## MATERIAL PROVIDED:
————————

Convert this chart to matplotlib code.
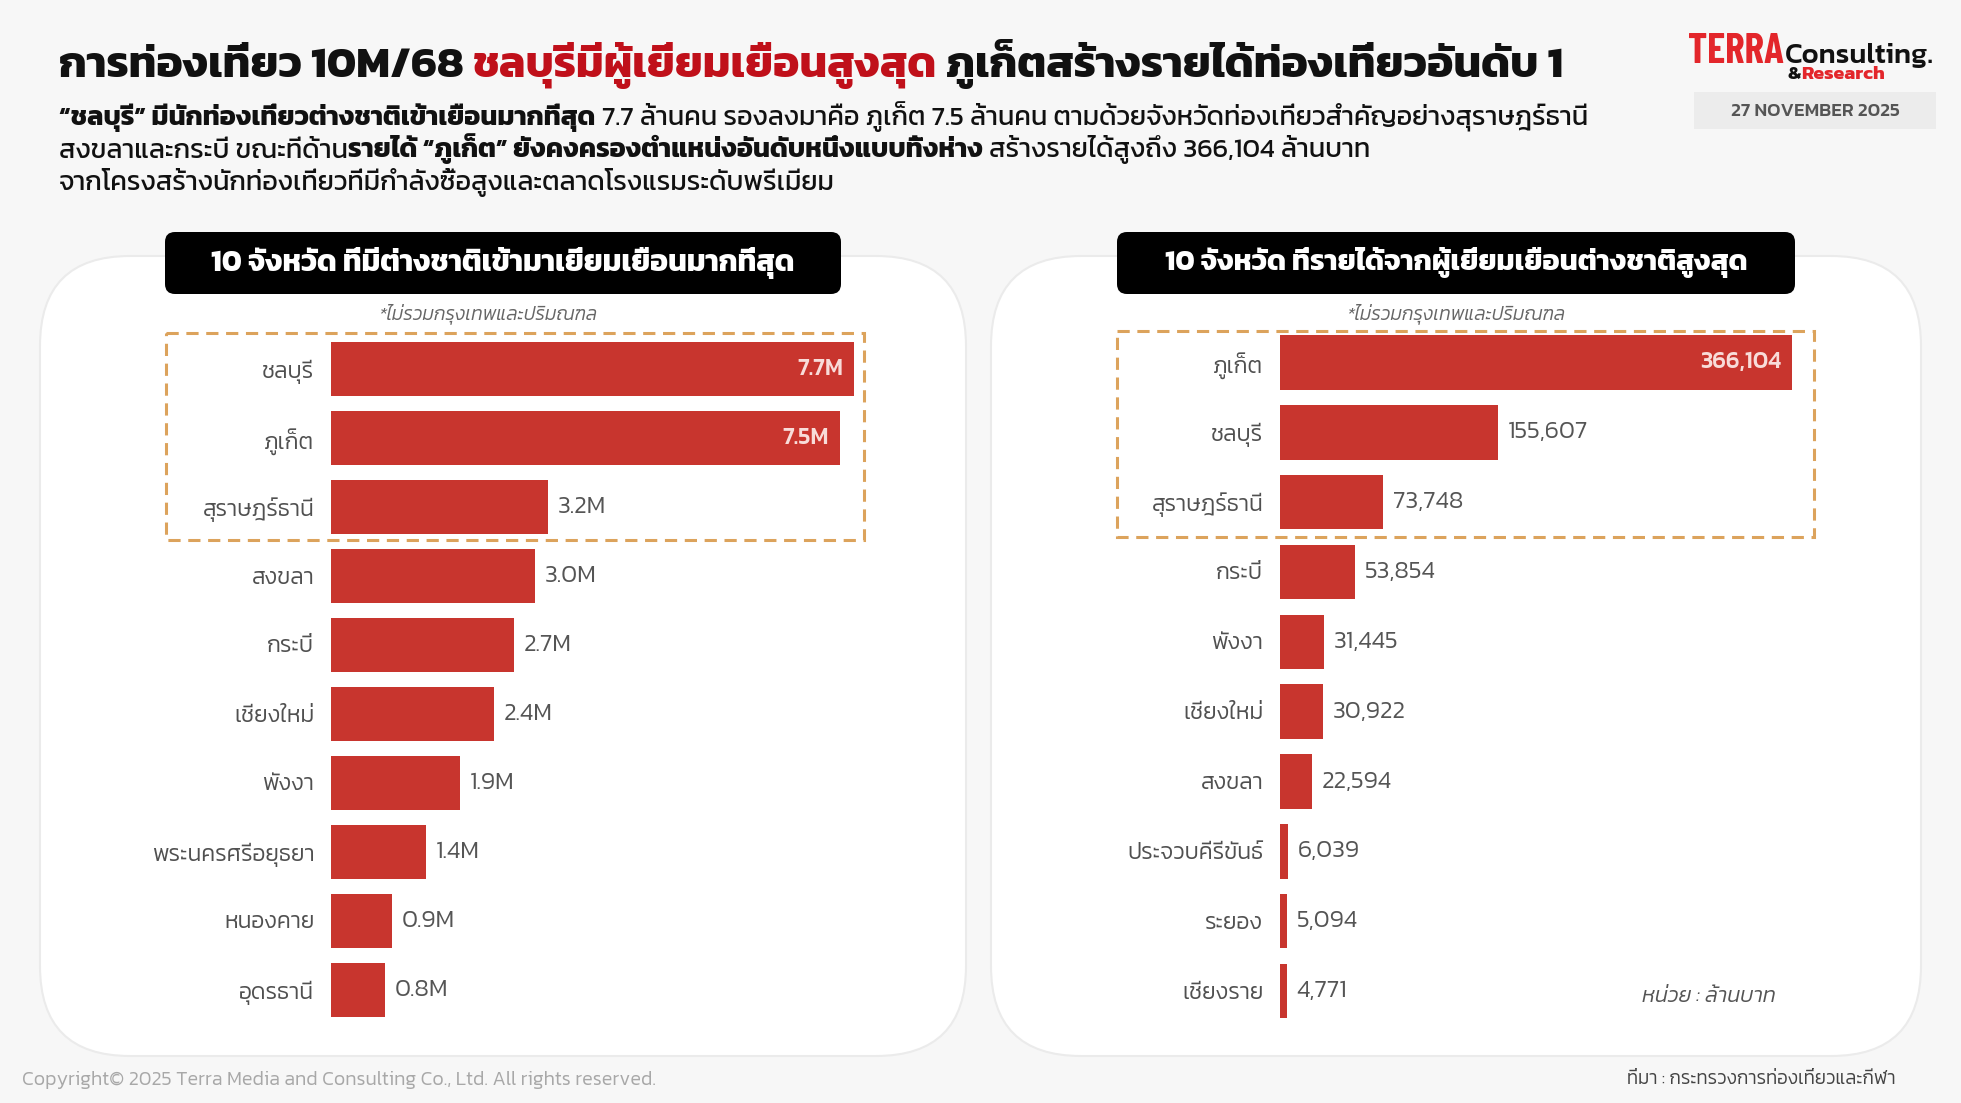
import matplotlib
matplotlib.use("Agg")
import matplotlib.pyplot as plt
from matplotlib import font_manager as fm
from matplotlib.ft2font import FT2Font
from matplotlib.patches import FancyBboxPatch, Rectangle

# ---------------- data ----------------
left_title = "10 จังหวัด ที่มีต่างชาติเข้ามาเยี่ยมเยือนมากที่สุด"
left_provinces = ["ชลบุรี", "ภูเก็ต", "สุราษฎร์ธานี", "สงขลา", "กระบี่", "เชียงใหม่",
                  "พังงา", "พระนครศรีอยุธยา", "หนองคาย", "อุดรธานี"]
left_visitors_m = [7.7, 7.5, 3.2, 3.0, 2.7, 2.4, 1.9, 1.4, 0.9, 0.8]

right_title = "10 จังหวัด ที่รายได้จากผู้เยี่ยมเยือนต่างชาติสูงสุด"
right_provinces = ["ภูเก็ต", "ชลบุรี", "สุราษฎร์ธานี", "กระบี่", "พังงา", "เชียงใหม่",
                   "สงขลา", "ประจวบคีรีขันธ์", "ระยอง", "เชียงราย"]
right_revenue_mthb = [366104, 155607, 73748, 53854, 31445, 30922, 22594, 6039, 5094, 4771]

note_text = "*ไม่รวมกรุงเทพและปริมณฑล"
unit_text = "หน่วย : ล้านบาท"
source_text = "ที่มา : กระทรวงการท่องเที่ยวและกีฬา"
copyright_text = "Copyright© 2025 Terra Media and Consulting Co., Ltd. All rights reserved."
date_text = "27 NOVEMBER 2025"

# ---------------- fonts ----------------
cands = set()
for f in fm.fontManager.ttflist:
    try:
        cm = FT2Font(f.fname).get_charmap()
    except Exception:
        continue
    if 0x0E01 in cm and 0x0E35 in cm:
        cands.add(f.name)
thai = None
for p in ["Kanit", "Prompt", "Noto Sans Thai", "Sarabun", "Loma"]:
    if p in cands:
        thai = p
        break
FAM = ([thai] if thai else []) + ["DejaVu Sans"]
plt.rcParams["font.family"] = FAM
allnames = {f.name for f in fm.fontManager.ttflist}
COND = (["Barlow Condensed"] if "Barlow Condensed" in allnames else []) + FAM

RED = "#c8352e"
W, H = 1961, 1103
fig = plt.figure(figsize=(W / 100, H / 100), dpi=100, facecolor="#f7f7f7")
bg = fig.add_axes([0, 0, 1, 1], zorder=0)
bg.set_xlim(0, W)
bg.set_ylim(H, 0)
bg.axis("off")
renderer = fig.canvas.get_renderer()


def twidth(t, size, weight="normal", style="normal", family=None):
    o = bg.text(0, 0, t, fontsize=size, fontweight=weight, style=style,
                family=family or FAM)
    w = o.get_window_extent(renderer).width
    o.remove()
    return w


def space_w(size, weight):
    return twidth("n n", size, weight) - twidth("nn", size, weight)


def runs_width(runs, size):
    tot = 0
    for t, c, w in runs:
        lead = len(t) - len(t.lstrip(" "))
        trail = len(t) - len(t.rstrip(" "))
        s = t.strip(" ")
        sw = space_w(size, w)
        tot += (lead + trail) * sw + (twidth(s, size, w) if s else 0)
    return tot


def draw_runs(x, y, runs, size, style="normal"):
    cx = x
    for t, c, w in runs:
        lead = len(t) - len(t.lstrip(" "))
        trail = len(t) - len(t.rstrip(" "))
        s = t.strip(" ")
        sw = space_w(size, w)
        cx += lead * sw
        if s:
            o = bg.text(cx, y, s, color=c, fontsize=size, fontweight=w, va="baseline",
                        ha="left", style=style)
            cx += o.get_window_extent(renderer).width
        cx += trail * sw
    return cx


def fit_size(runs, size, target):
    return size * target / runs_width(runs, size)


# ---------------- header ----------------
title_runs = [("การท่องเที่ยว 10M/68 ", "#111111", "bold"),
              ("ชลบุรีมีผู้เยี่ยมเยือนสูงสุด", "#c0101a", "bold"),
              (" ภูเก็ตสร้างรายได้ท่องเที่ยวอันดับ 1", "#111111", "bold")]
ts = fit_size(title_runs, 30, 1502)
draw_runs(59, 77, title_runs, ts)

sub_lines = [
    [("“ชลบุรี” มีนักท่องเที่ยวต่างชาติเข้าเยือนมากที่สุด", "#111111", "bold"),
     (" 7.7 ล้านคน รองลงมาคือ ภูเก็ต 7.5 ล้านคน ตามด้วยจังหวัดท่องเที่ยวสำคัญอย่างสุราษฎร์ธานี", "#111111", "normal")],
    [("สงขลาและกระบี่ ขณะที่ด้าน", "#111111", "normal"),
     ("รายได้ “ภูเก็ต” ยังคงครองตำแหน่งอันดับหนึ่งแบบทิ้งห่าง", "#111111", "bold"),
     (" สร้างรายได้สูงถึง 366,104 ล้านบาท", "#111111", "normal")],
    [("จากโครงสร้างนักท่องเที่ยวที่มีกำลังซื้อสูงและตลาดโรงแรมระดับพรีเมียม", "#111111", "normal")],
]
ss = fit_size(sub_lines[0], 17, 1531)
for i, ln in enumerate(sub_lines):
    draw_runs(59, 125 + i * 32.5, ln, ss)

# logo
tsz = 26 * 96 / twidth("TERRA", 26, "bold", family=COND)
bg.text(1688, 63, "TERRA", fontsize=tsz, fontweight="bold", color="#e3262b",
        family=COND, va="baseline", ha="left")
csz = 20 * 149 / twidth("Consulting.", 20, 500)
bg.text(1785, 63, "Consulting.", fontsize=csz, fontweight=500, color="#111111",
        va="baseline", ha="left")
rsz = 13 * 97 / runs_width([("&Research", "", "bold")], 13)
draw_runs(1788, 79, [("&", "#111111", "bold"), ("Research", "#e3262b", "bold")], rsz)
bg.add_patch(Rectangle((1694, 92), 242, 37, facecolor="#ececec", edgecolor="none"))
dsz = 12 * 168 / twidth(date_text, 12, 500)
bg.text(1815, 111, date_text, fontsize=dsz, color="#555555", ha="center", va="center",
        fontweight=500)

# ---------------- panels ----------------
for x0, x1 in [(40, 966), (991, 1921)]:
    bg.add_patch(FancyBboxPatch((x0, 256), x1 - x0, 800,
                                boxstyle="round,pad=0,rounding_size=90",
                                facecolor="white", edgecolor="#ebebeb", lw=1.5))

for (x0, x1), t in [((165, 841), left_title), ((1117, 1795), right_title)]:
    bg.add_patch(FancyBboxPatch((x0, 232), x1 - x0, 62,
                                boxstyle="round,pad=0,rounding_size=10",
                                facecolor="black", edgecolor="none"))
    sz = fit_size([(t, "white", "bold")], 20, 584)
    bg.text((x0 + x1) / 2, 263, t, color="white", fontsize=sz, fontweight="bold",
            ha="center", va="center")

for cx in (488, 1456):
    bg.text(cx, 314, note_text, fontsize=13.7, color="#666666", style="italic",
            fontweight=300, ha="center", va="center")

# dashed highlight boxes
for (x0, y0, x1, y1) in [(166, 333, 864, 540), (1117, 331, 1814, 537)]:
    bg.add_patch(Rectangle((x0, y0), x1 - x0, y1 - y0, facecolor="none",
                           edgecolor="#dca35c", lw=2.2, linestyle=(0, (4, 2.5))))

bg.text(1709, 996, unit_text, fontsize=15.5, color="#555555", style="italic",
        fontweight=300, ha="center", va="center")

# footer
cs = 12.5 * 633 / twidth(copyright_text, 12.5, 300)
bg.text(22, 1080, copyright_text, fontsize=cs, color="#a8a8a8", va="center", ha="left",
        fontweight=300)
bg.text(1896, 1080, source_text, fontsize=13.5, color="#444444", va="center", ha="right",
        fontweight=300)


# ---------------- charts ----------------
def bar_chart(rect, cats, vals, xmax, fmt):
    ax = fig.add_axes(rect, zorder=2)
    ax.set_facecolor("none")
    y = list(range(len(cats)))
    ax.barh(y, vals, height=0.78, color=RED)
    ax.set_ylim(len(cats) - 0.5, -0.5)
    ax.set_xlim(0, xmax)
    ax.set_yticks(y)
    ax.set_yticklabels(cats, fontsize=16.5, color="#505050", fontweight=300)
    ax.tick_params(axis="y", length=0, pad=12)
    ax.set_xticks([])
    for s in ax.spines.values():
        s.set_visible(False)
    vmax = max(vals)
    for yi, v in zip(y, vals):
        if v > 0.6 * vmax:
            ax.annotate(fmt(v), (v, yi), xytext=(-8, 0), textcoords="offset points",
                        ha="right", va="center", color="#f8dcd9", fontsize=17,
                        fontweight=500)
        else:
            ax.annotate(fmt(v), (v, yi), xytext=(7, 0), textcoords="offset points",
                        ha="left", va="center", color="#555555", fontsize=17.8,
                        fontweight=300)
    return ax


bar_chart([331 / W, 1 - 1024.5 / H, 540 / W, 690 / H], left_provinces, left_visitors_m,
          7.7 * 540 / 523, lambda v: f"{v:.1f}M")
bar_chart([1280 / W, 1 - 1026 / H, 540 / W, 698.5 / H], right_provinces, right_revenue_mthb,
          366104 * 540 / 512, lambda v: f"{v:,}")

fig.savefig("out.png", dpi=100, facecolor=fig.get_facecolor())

————————

## AIM:
Return exactly what appears from the opening line of the material through the line with "from matplotlib.patches import", apart from the pictures.

## TASK RESULT:
Convert this chart to matplotlib code.
import matplotlib
matplotlib.use("Agg")
import matplotlib.pyplot as plt
from matplotlib import font_manager as fm
from matplotlib.ft2font import FT2Font
from matplotlib.patches import FancyBboxPatch, Rectangle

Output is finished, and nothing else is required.